マイナスの連想を排除することでブランドは救える

 2000年代の初め、マクドナルドのイメージは打撃を受けていた。

 2001年に出版されたエリック・シュローサー著『ファストフードが世界を食いつくす』(草思社)は、ファストフード企業の慣習や食品生産、職場環境の安全性、そしてアメリカ人の健康と社会への影響に厳しい目を向けた。

 モーガン・スパーロック監督による2004年のドキュメンタリー映画『スーパーサイズ・ミー』は、ファストフードが健康に与える影響、とりわけ、マクドナルドのメニューとそこにあるスーパーサイズセットに直接焦点を当てた。

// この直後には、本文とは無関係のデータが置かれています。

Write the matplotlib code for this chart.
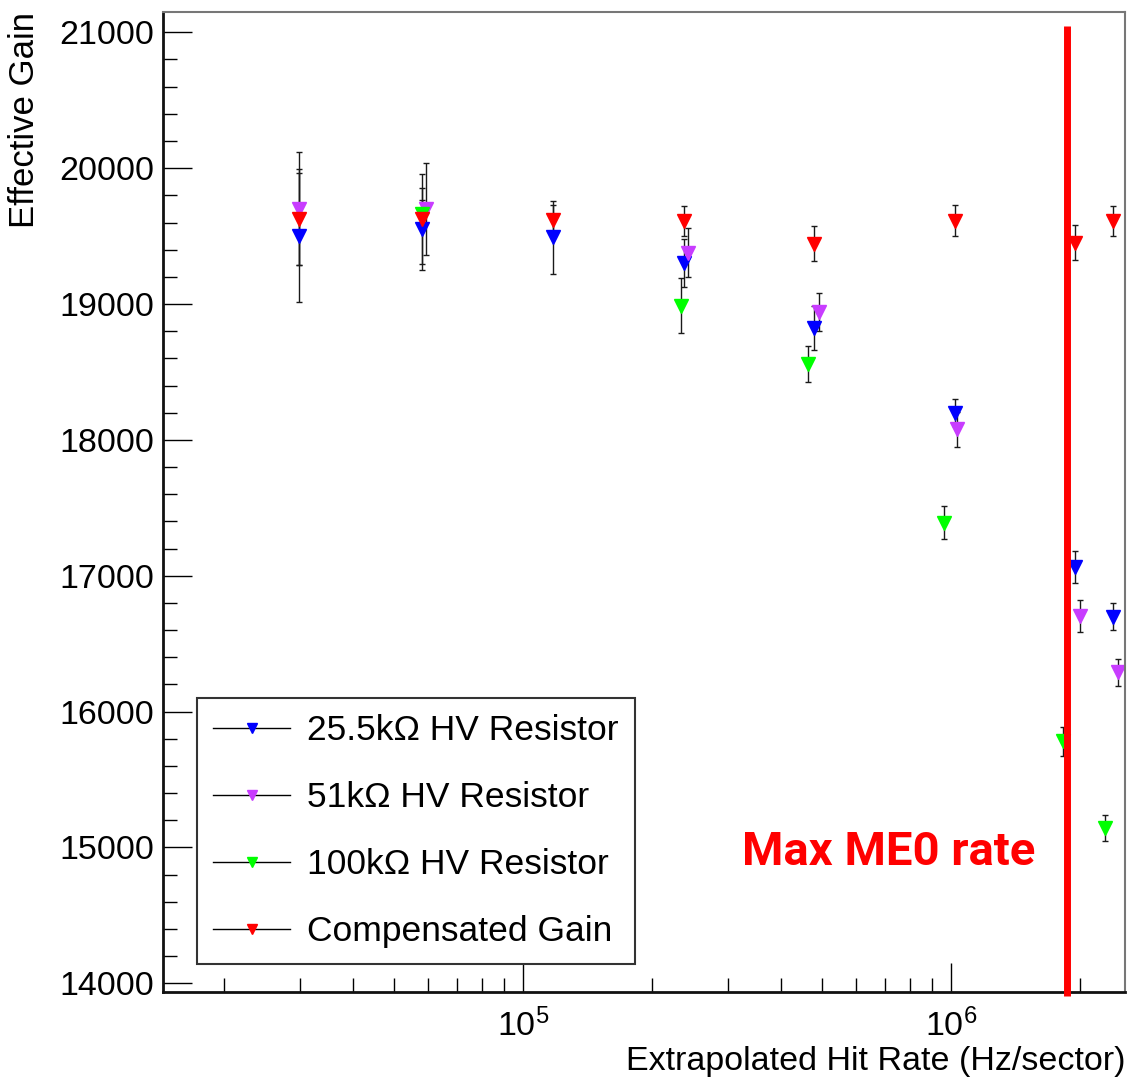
import numpy as np
import matplotlib
matplotlib.use("Agg")
import matplotlib.pyplot as plt
from matplotlib.lines import Line2D
from matplotlib.ticker import MultipleLocator, FuncFormatter, LogLocator

plt.rcParams['font.family'] = ['Liberation Sans', 'DejaVu Sans']
plt.rcParams['mathtext.default'] = 'regular'

# data
rate_blue = [2.99e4, 5.79e4, 1.171e5, 2.368e5, 4.79e5, 1.02e6, 1.949e6, 2.385e6]
gain_blue = [19502, 19551, 19490, 19302, 18824, 18199, 17065, 16698]
err_blue = [490, 300, 270, 180, 165, 100, 120, 100]

rate_purple = [2.99e4, 5.93e4, 2.425e5, 4.91e5, 1.031e6, 2.0e6, 2.45e6]
gain_purple = [19701, 19701, 19377, 18938, 18079, 16705, 16289]
err_purple = [415, 338, 180, 140, 128, 120, 100]

rate_green = [5.79e4, 2.33e5, 4.62e5, 9.63e5, 1.827e6, 2.29e6]
gain_green = [19664, 18988, 18559, 17390, 15781, 15145]
err_green = [100, 200, 133, 120, 105, 95]

rate_red = [2.99e4, 5.79e4, 1.171e5, 2.368e5, 4.79e5, 1.02e6, 1.949e6, 2.385e6]
gain_red = [19624, 19627, 19620, 19613, 19444, 19613, 19451, 19613]
err_red = [340, 333, 110, 110, 130, 115, 130, 110]

labels = ['25.5k\u03a9 HV Resistor', '51k\u03a9 HV Resistor',
          '100k\u03a9 HV Resistor', 'Compensated Gain']
colors = ['#0000ff', '#c83cff', '#00ff00', '#ff0000']

max_rate = 1.864e6

fig = plt.figure(figsize=(11.3, 10.81), dpi=100)
ax = fig.add_axes([0.144, 0.0826, 0.8516, 0.9066])

series = [(rate_blue, gain_blue, err_blue),
          (rate_purple, gain_purple, err_purple),
          (rate_green, gain_green, err_green),
          (rate_red, gain_red, err_red)]

for (xs, ys, es), c in zip(series, colors):
    ax.errorbar(xs, ys, yerr=es, fmt='v', color=c, ms=10, mec=c,
                ecolor='#1a1a1a', elinewidth=1.0, capsize=2.5, capthick=1.0)

ax.set_xscale('log')
ax.set_xlim(14373, 2.546e6)
ax.set_ylim(13938, 21152)

# Max ME0 rate line
ax.plot([max_rate, max_rate], [13910, 21046], color='#ff0000', lw=5,
        clip_on=False, zorder=5, solid_capstyle='butt')
ax.text(1.569e6, 14871, 'Max ME0 rate', color='#ff0000', fontsize=34,
        fontweight='bold', family='Roboto', ha='right', va='baseline')

ax.yaxis.set_major_locator(MultipleLocator(1000))
ax.yaxis.set_minor_locator(MultipleLocator(200))
ax.yaxis.set_major_formatter(FuncFormatter(lambda v, p: '%d' % v))
ax.xaxis.set_major_locator(LogLocator(base=10, numticks=10))
ax.xaxis.set_minor_locator(LogLocator(base=10, subs=np.arange(2, 10), numticks=20))

ax.tick_params(which='both', direction='in', top=False, right=False, labelsize=24.5)
ax.tick_params(axis='y', which='major', length=21, width=1, pad=6)
ax.tick_params(axis='y', which='minor', length=10, width=1)
ax.tick_params(axis='x', which='major', length=21, width=1, pad=12)
ax.tick_params(axis='x', which='minor', length=10, width=1)

for s in ['left', 'bottom']:
    ax.spines[s].set_linewidth(2)
    ax.spines[s].set_color('#111111')
for s in ['top', 'right']:
    ax.spines[s].set_linewidth(1.5)
    ax.spines[s].set_color('#777777')

ax.set_ylabel('Effective Gain', fontsize=25, loc='top')
ax.yaxis.set_label_coords(-0.127, 1.0)
ax.set_xlabel('Extrapolated Hit Rate (Hz/sector)', fontsize=24.5, loc='right')
ax.xaxis.set_label_coords(1.0, -0.055)

handles = [Line2D([0], [0], color='black', lw=1, marker='v', ms=7.5,
                  mfc=c, mec=c) for c in colors]
leg = ax.legend(handles, labels, loc='lower left', bbox_to_anchor=(0.0356, 0.028),
                borderaxespad=0, fontsize=25.5, handlelength=2.18, handletextpad=0.48,
                borderpad=0.45, labelspacing=0.96, fancybox=False, framealpha=1)
leg.get_frame().set_edgecolor('#333333')
leg.get_frame().set_linewidth(1.5)

fig.savefig('out.png', dpi=100)
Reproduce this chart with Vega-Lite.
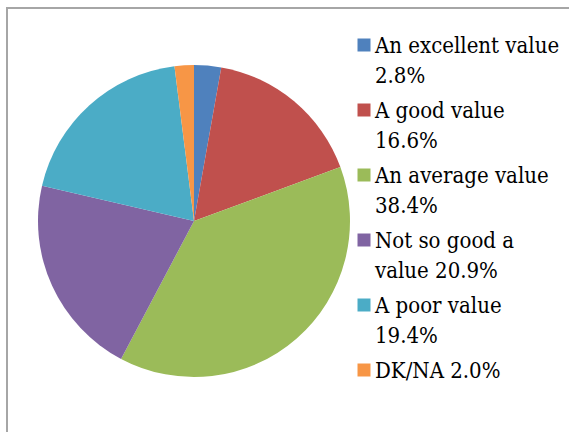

 このような本と映画がつくられた背景には、当時の反企業的な風潮もあった。地産地消があらためて注目され、ファストフードは避けて街角のカフェや週末のファーマーズマーケットを利用しよう、という流れになっていたのだ。

 だが、何よりもマクドナルドのイメージに大きなマイナスの影響を与えたのが、同社のチキンナゲットとハンバーガーに使われている材料、そして「ピンクスライム肉」についておどろおどろしい映像が出回ったことである。

 そういった映像のうちのひとつには、風船ガムのようなピンク色のペースト状のものが、大きな蛇口から出てきて腸のように絞り出されているのが映っていた。この映像は多くの人に広まって話題になった。